As ambições imperiais de Putin podem alastrar a outros países?
É difícil de dizer. Creio que as ambições de Putin se estendem ao território da antiga União Soviética. No entanto, as Repúblicas Bálticas fazem parte da NATO e tentar atingi-las criaria grandes problemas a Putin, uma vez que o Artigo 5.º, que determina que a invasão de um Estado-membro obriga todos os outros a defendê-lo, seria certamente acionado. Além disso, a dissuasão nuclear continua a funcionar. Nunca houve guerra entre países detentores de armamento nuclear. Não me parece que Putin tenha interesse em autodestruir-se. Tenho ouvido e lido muitas vezes que o presidente russo é irracional, mas não me parece de todo que o seja. Obedece é a uma lógica muito própria, a uma visão da história e de como deveria ser o sistema internacional que é muito diferente da do Ocidente. Aliás, o seu discurso de 21 de fevereiro testemunha isso.

A Ucrânia tem mostrado forte resistência. É a prova de que ao contrário do que disse Putin a Ucrânia existe como nação?

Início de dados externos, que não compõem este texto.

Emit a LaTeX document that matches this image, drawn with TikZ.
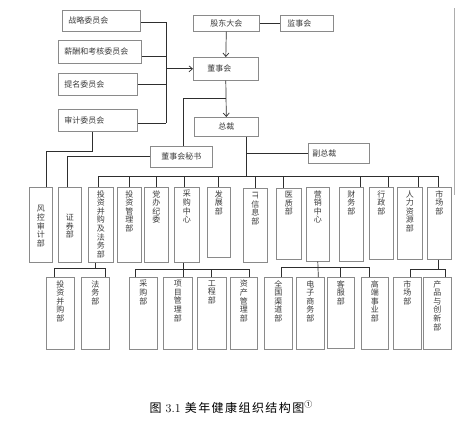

A Ucrânia não só existe como nação como tem uma forte identidade. É verdade que há uma divisão entre uma Ucrânia mais russófila, a leste do rio Dnipro, e uma mais pró-ocidental, em que as raízes europeias e o ressentimento contra a União Soviética, especialmente no que se refere ao Holodomor, são marcas muito fortes. Mas se havia divisões, Putin terá conseguido esbatê-las nos últimos dias. Uma das mais poderosas formas de construção de identidade são as guerras.

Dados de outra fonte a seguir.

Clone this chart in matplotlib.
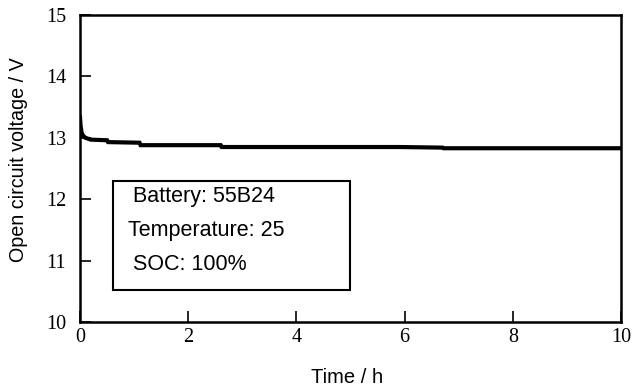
import matplotlib
matplotlib.use('Agg')
import matplotlib.pyplot as plt
from matplotlib.patches import Rectangle

# open circuit voltage readings
time_h = [0.0, 0.01, 0.03, 0.06, 0.1, 0.2, 0.5, 0.52, 1.1, 1.12, 2.6, 2.62, 5.9, 6.7, 6.72, 10.0]
ocv_v = [13.33, 13.2, 13.08, 13.03, 13.0, 12.97, 12.96, 12.93, 12.92, 12.88, 12.88, 12.85, 12.85, 12.84, 12.83, 12.83]

info_lines = ['Battery: 55B24', 'Temperature: 25', 'SOC: 100%']
info_x = [0.98, 0.89, 0.98]
info_y = [12.04, 11.49, 10.93]

sans = 'Liberation Sans'
serif = 'Liberation Serif'

fig = plt.figure(figsize=(6.33, 3.9), dpi=100)
ax = fig.add_axes([0.1264, 0.1744, 0.8547, 0.7871])

ax.plot(time_h, ocv_v, color='black', linewidth=3, solid_joinstyle='miter')

ax.set_xlim(0, 10)
ax.set_ylim(10, 15)
ax.set_xticks(range(0, 11, 2))
ax.set_yticks(range(10, 16))
ax.tick_params(direction='in', length=8, width=1.2, labelsize=14.5,
               top=False, right=False)
ax.tick_params(axis='y', pad=10)
ax.tick_params(axis='x', pad=4)
for lab in ax.get_xticklabels() + ax.get_yticklabels():
    lab.set_family(serif)
for sp in ax.spines.values():
    sp.set_linewidth(1.8)

ax.set_xlabel('Time / h', family=sans, fontsize=14.5)
ax.set_ylabel('Open circuit voltage / V', family=sans, fontsize=14.2)
ax.xaxis.set_label_coords(0.494, -0.15)
ax.yaxis.set_label_coords(-0.096, 0.529)

# info box
ax.add_patch(Rectangle((0.61, 10.52), 4.38, 1.78, fill=False, edgecolor='black', linewidth=1.5))
for txt, x, y in zip(info_lines, info_x, info_y):
    ax.text(x, y, txt, family=sans, fontsize=15.5, va='center', ha='left')

fig.savefig('out.png', dpi=100)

A NATO errou ao criar expectativas de adesão à Ucrânia?
Isso também é um tema mal esclarecido. George W. Bush fez a proposta da entrada da Geórgia e da Ucrânia na NATO em 2008, mas esta foi rejeitada pela maioria dos Estados-membros, até na sequência da invasão russa à Abcásia e à Ossétia do Sul. Desde então nunca mais houve qualquer referência à entrada da Ucrânia na NATO. A hipótese não estava, sequer, em cima da mesa.

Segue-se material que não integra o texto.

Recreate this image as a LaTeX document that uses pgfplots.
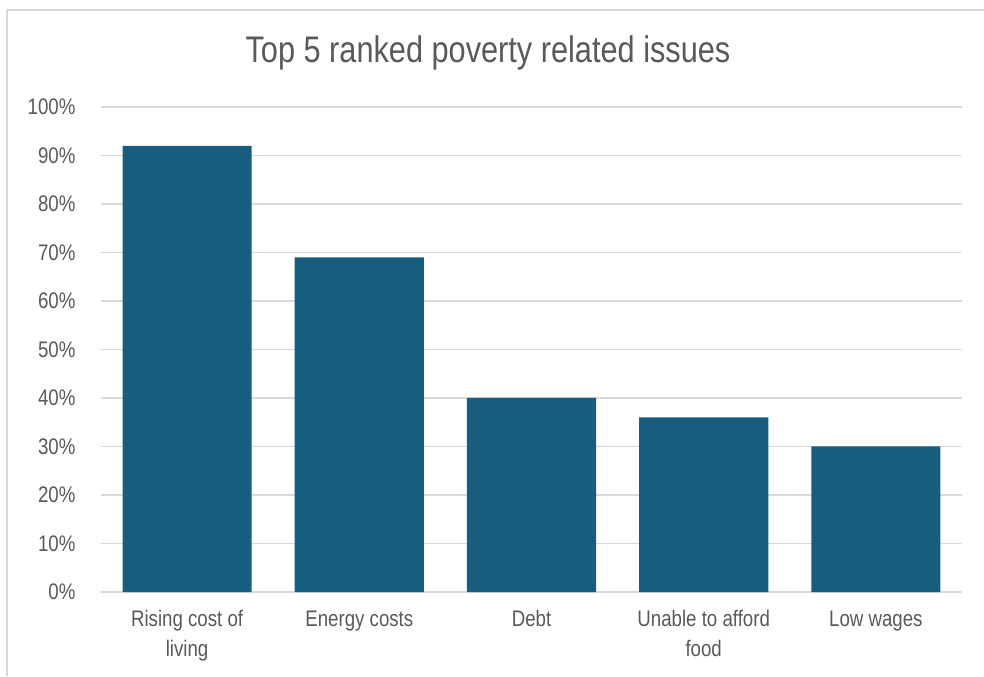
\documentclass[border=0pt]{standalone}
\usepackage{fontspec}
\setmainfont{Liberation Sans}[FakeStretch=0.83]
\usepackage{pgfplots}
\pgfplotsset{compat=1.18}
\definecolor{barblue}{RGB}{23,94,126}
\definecolor{txtgray}{RGB}{89,89,89}
\definecolor{gridgray}{RGB}{217,217,217}
\begin{document}
\begin{tikzpicture}
\begin{axis}[
  scale only axis,
  width=861bp, height=485bp,
  xmin=-0.5, xmax=4.5,
  ymin=0, ymax=100,
  xtick=data,
  xticklabels={Rising cost of\\living, Energy costs, Debt, Unable to afford\\food, Low wages},
  ytick={0,10,...,100},
  yticklabel={\pgfmathprintnumber{\tick}\%},
  /pgf/number format/assume math mode=true,
  ymajorgrids,
  grid style={gridgray, line width=1.3bp},
  axis line style={draw=none},
  major tick length=0pt,
  tick label style={font=\fontsize{22.5bp}{30bp}\selectfont, text=txtgray},
  yticklabel style={anchor=east, xshift=-22bp},
  xticklabel style={align=center, anchor=north, yshift=-15bp},
  ybar, bar width=0.75,
]
\addplot[fill=barblue, draw=none] coordinates {(0,92) (1,69) (2,40) (3,36) (4,30)};
\end{axis}
\node[anchor=base, text=txtgray, font=\fontsize{37bp}{42bp}\selectfont] at ([shift={(-43.5bp,44bp)}]current axis.north) {Top 5 ranked poverty related issues};
\draw[gridgray, line width=1.2bp] ([shift={(-94bp,-84.3bp)}]current axis.south west) -- ([shift={(-94bp,97bp)}]current axis.north west) -- ([shift={(22bp,97bp)}]current axis.north east);
\pgfresetboundingbox
\path[use as bounding box] ([shift={(-101bp,-84.3bp)}]current axis.south west) rectangle ([shift={(22bp,107bp)}]current axis.north east);
\end{tikzpicture}
\end{document}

As sanções parecem não ser suficientes para travar Moscovo. O que mais pode ser feito nesse campo?
Neste momento, não muito mais do que está a ser feito. Sanções muito duras, envio de equipamento militar e ajuda humanitária à Ucrânia, gestos simbólicos dos governos e das instituições europeias - neste particular os Estados Unidos têm-se posto mais à margem - e das populações, que têm sido muito vocais no seu apoio a Kiev. Agora, se "a Guerra de Putin", como os responsáveis dos países e instituições europeias passaram a chamar-lhe, tiver um desfecho negativo para Kiev e o país passar a ter um governo fantoche controlado por Moscovo, toda a nossa perspetiva de segurança se altera. O chanceler alemão, Olaf Scholz, já transformou de forma quase irreconhecível a política externa de Berlim. Os países europeus - todos, sem exceção - terão de fazer o mesmo. Esta invasão é típica de transições de poder. Um Estado menos poderoso, a Rússia, está a tentar tirar vantagem da fraqueza da potência que detém o status quo para alargar a sua esfera de influência. Vamos ter fronteiras muito mais instáveis e a nossa economia também vai sofrer com as sanções. O que temos de fazer agora é prepararmo-nos para um mundo completamente novo, em que a nossa forma de vida voltou a ter de ser defendida. Esta é a lição que temos de tirar da tragédia da Ucrânia.